PROMPT:
Reproduce, please, only the lines from the first line below to the line containing "600, 592, 589, 586, 583, 581, 578, 574, 573, 570];", inclusive.
═══ GIVEN MATERIAL ═══
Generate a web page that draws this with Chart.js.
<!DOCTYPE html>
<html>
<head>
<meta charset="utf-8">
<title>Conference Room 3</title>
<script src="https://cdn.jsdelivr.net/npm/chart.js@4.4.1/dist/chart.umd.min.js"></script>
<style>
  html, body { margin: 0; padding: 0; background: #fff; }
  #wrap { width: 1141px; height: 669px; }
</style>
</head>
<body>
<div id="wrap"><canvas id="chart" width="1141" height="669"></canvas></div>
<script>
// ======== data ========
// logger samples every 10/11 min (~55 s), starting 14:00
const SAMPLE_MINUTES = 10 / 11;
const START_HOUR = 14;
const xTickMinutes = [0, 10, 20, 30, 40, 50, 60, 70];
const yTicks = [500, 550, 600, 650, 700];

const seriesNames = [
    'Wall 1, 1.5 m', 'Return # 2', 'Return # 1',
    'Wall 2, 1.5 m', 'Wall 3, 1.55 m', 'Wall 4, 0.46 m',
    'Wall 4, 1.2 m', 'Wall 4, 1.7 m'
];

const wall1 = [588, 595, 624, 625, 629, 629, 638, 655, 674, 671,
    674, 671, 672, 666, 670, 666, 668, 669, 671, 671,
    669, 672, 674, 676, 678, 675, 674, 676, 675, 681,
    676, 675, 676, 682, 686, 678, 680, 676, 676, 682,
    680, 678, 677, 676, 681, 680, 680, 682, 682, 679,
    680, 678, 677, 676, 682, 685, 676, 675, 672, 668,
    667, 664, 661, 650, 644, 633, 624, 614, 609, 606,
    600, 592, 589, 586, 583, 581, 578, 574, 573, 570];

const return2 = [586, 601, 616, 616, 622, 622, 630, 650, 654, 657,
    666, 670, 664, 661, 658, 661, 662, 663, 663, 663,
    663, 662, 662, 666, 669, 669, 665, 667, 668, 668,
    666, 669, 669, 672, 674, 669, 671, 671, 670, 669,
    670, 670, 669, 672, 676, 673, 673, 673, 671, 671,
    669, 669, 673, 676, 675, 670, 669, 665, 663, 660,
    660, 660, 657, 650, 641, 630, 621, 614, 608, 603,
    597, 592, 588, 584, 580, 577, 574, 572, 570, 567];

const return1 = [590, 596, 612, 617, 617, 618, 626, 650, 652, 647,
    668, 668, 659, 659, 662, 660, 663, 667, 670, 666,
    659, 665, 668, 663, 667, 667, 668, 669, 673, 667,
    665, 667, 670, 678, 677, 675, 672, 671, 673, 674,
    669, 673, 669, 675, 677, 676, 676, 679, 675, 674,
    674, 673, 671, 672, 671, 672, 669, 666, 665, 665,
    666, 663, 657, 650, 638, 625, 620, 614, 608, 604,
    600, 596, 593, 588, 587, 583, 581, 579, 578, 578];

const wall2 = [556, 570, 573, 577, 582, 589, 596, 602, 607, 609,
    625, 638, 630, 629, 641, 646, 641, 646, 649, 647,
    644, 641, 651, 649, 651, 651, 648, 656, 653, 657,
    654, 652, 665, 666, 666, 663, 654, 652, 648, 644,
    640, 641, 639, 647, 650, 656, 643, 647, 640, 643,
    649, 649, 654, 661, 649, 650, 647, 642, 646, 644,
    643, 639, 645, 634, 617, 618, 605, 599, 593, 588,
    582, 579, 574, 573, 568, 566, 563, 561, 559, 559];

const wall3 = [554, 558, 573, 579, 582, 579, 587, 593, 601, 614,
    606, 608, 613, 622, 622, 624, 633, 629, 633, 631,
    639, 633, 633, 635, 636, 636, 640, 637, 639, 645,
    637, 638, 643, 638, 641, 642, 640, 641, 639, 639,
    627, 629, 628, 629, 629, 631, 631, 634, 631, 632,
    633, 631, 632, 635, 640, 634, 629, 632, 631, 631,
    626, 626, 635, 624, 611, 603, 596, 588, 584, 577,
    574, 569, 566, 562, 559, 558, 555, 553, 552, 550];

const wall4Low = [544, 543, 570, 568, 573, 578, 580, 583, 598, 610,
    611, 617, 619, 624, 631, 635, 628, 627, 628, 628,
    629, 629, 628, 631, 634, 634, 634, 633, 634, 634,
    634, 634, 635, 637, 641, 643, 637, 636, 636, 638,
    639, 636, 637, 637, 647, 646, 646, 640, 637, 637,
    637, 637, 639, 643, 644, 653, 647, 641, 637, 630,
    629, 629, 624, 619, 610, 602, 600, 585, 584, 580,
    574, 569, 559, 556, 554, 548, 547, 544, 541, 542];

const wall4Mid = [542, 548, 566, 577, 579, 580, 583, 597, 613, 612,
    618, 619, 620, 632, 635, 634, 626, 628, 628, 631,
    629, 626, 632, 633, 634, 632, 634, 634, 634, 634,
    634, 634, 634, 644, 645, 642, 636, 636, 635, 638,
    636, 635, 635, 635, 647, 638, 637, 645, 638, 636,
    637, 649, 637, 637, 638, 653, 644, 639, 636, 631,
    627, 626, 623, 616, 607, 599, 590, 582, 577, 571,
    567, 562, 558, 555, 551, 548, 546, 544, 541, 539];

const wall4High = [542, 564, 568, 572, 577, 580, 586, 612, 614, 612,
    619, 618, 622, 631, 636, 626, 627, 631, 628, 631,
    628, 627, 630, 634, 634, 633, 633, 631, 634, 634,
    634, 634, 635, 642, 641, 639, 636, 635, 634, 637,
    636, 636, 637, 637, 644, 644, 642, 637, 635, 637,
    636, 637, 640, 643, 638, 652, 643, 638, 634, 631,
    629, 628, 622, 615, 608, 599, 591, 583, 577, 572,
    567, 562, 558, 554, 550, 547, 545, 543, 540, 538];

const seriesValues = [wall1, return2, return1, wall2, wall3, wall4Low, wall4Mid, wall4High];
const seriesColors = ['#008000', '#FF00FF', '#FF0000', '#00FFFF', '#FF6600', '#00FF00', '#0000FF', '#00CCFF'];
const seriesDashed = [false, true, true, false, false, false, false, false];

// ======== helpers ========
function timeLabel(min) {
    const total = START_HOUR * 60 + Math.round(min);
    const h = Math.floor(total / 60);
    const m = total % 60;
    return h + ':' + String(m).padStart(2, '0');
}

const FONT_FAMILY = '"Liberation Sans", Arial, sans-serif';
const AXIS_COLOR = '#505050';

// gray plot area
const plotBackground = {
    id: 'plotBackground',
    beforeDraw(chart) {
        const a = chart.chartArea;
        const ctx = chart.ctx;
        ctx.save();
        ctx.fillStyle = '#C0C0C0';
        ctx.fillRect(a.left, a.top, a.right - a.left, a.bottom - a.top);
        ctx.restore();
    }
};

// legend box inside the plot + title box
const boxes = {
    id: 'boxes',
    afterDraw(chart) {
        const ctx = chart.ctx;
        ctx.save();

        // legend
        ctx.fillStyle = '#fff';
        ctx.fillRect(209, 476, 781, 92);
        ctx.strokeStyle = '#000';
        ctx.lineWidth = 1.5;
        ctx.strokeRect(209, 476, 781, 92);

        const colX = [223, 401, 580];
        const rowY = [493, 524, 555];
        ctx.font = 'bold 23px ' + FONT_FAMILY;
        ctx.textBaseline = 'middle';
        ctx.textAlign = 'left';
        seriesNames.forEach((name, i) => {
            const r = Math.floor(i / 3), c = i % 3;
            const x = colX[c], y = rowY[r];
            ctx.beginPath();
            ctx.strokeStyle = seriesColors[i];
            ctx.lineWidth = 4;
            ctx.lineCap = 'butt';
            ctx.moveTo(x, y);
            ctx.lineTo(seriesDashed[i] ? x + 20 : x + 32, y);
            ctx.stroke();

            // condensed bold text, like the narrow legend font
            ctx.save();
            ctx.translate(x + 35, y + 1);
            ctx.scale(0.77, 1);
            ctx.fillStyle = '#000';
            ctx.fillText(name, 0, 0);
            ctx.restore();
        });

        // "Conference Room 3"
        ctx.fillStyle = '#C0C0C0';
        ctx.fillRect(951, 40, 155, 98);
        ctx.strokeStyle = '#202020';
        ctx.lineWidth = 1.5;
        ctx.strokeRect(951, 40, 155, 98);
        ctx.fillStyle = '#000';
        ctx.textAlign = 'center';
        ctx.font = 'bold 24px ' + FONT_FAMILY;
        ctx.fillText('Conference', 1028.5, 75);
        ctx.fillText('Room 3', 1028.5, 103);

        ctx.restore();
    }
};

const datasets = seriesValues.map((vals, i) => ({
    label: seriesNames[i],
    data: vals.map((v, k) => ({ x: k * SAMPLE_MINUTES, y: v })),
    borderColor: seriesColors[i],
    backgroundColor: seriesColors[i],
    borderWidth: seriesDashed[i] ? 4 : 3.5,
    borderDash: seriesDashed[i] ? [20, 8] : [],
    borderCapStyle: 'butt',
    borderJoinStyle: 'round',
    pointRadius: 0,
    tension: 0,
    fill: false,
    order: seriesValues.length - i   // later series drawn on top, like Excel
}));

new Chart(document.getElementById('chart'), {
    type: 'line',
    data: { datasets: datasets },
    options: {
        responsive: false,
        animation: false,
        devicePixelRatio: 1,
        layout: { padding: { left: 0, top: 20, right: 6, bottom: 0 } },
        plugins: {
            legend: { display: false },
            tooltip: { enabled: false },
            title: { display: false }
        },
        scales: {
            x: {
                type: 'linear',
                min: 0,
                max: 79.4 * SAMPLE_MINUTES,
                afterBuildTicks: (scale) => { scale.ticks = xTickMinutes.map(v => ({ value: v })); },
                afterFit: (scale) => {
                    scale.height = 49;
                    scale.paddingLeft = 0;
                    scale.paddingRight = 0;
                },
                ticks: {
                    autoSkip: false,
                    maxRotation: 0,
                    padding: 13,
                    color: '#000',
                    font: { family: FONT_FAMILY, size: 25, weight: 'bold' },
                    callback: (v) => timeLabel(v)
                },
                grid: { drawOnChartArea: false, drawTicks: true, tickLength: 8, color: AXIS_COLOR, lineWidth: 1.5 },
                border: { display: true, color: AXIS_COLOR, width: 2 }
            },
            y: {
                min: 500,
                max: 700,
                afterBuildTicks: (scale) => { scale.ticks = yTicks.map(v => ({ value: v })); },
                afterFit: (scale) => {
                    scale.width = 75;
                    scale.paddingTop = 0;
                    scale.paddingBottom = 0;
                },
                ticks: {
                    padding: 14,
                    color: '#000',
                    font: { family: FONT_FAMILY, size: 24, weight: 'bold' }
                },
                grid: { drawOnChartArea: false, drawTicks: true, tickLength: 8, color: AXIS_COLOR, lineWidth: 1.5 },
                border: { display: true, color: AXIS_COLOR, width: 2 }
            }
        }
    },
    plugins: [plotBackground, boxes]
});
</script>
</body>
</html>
═══
TASK SOLUTION:
Generate a web page that draws this with Chart.js.
<!DOCTYPE html>
<html>
<head>
<meta charset="utf-8">
<title>Conference Room 3</title>
<script src="https://cdn.jsdelivr.net/npm/chart.js@4.4.1/dist/chart.umd.min.js"></script>
<style>
  html, body { margin: 0; padding: 0; background: #fff; }
  #wrap { width: 1141px; height: 669px; }
</style>
</head>
<body>
<div id="wrap"><canvas id="chart" width="1141" height="669"></canvas></div>
<script>
// ======== data ========
// logger samples every 10/11 min (~55 s), starting 14:00
const SAMPLE_MINUTES = 10 / 11;
const START_HOUR = 14;
const xTickMinutes = [0, 10, 20, 30, 40, 50, 60, 70];
const yTicks = [500, 550, 600, 650, 700];

const seriesNames = [
    'Wall 1, 1.5 m', 'Return # 2', 'Return # 1',
    'Wall 2, 1.5 m', 'Wall 3, 1.55 m', 'Wall 4, 0.46 m',
    'Wall 4, 1.2 m', 'Wall 4, 1.7 m'
];

const wall1 = [588, 595, 624, 625, 629, 629, 638, 655, 674, 671,
    674, 671, 672, 666, 670, 666, 668, 669, 671, 671,
    669, 672, 674, 676, 678, 675, 674, 676, 675, 681,
    676, 675, 676, 682, 686, 678, 680, 676, 676, 682,
    680, 678, 677, 676, 681, 680, 680, 682, 682, 679,
    680, 678, 677, 676, 682, 685, 676, 675, 672, 668,
    667, 664, 661, 650, 644, 633, 624, 614, 609, 606,
    600, 592, 589, 586, 583, 581, 578, 574, 573, 570];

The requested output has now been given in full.